Still with reference to FIG. 1, the distance 56 between the remote circuit board 50 and the easily replaceable ignition module 18 in an environment such as a gas appliance 10 should be large enough to adequately protect the circuits on the board 50 from EMI. Sufficient EMI protection for sensitive circuits may require that the distance between the remote circuit board 50 and the module 18 be greater than one or two inches, and preferably one foot or more. The distance required will generally increase as the high voltage electrodes 36 and 38 are routed increasingly parallel to sensitive conductors, or the voltage applied to the spark electrode 36 is increased. The required distance may decrease to the extent that the circuit board 50 is shielded from the module 18.
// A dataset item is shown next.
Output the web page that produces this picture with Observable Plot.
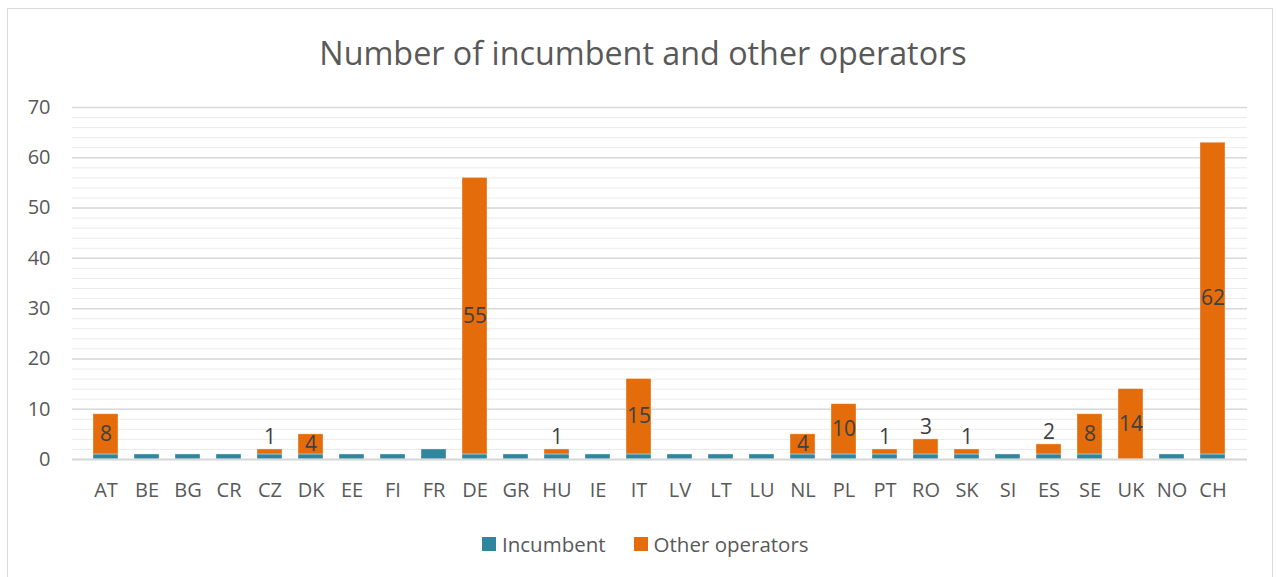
<!DOCTYPE html>
<html>
<head>
<meta charset="utf-8">
<script src="https://cdn.jsdelivr.net/npm/d3@7"></script>
<script src="https://cdn.jsdelivr.net/npm/@observablehq/plot@0.6"></script>
<style>
  html, body { margin: 0; padding: 0; background: #fff; }
  body { width: 1276px; height: 577px; overflow: hidden; position: relative; font-family: "Open Sans", Lato, sans-serif; }
  #frame { position: absolute; left: 7px; top: 8px; width: 1266px; height: 600px; border: 1.5px solid #d9d9d9; box-sizing: border-box; }
  #title { position: absolute; left: 0; width: 1286px; top: 30px; text-align: center; font-size: 32.3px; color: #595959; }
  #chart { position: absolute; left: 0; top: 0; }
  #legend { position: absolute; top: 530px; left: 482px; display: flex; align-items: center; font-size: 20.5px; color: #595959; }
  .sw { width: 14px; height: 14px; display: inline-block; margin-right: 6px; }
  .item { display: flex; align-items: center; margin-right: 28px; }
</style>
</head>
<body>
<div id="frame"></div>
<div id="title">Number of incumbent and other operators</div>
<div id="chart"></div>
<div id="legend">
  <div class="item"><span class="sw" style="background:#31859c"></span>Incumbent</div>
  <div class="item"><span class="sw" style="background:#e46c0a"></span>Other operators</div>
</div>
<script>
const countries = ["AT","BE","BG","CR","CZ","DK","EE","FI","FR","DE","GR","HU","IE","IT","LV","LT","LU","NL","PL","PT","RO","SK","SI","ES","SE","UK","NO","CH"];
const incumbent = [1,1,1,1,1,1,1,1,2,1,1,1,1,1,1,1,1,1,1,1,1,1,1,1,1,0,1,1];
const otherOperators = [8,0,0,0,1,4,0,0,0,55,0,1,0,15,0,0,0,4,10,1,3,1,0,2,8,14,0,62];
const seriesNames = ["Incumbent", "Other operators"];
const seriesColors = ["#31859c", "#e46c0a"];
const yTicks = [0,10,20,30,40,50,60,70];
const minorTicks = d3.range(0, 71, 2);

const rows = [];
countries.forEach((c, i) => {
  rows.push({country: c, series: seriesNames[0], value: incumbent[i]});
  rows.push({country: c, series: seriesNames[1], value: otherOperators[i]});
});
const labels = countries.map((c, i) => ({country: c, inc: incumbent[i], other: otherOperators[i]})).filter(d => d.other > 0);
const inside = labels.filter(d => d.other > 3);
const above = labels.filter(d => d.other <= 3);

const chart = Plot.plot({
  width: 1276,
  height: 510,
  marginTop: 107,
  marginBottom: 51,
  marginLeft: 72,
  marginRight: 29,
  style: {fontFamily: "'Open Sans', Lato, sans-serif", fontSize: "20px", color: "#595959", background: "transparent"},
  x: {domain: countries, padding: 0.38},
  y: {domain: [0, 70]},
  color: {domain: seriesNames, range: seriesColors},
  marks: [
    Plot.ruleY(minorTicks, {stroke: "#ebebeb", strokeWidth: 1}),
    Plot.ruleY(yTicks, {stroke: "#d9d9d9", strokeWidth: 1.5}),
    Plot.axisY({ticks: yTicks, label: null, tickSize: 0, tickPadding: 22, fontSize: 20, fill: "#595959"}),
    Plot.axisX({label: null, tickSize: 0, tickPadding: 23, fontSize: 20, fill: "#595959"}),
    Plot.barY(rows, {x: "country", y: "value", fill: "series", order: seriesNames, stroke: "#fff", strokeOpacity: 0.45, strokeWidth: 0.8}),
    Plot.ruleY([0], {stroke: "#d9d9d9", strokeWidth: 2}),
    Plot.text(inside, {x: "country", y: d => d.inc + d.other / 2, text: d => String(d.other), fill: "#404040", fontSize: 21}),
    Plot.text(above, {x: "country", y: d => d.inc + d.other, text: d => String(d.other), fill: "#404040", fontSize: 21, dy: -12})
  ]
});
document.getElementById("chart").appendChild(chart);
</script>
</body>
</html>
When a spark is required, the ignitor circuit 20 applies a low voltage input pulse over the conductors 22 and 24 to the inputs 52 and 54 of the step up transformer 34. In response to the low voltage input pulse on the conductors 22 and 24, the step up transformer 34 applies on the spark electrode 36 a high voltage pulse which forces a spark from the spark electrode 36 to the grounded electrode 38.
In an alternate embodiment, the spark ignitor of the present invention can be used as a direct replacement for a hot surface ignitor. FIG. 2 shows a prior art hot surface ignitor assembly 68 which receives power from a power source 70 by means of lines 72. The hot ignitor 74 ignites gas in a gas furnace or the like.
The alternative embodiment of the present invention is shown in FIG. 3 where the same power source 70 and the same electrical lines 72 are present but the hot surface ignitor 74 is removed. In its place a spark ignitor 76 in accordance with the present invention is substituted. Power is supplied from the source of power 70 over the electrical lines 72 through electrical lines 80 to a power supply 78. The power supply 78 transfers the power through electrical lines 82 to the remote ignition circuitry 20. Similarly to the preferred embodiment, the remote ignition circuitry 20 controls a spark ignition module 18 including a step up transformer 34, a positive spark electrode 36 and a grounded spark electrode 38 to ignite gas eminating from a burner 16. The alternative embodiment functions similarly to the preferred embodiment, has the same EMI advantages, and acts as a direct replacement to a hot surface ignitor.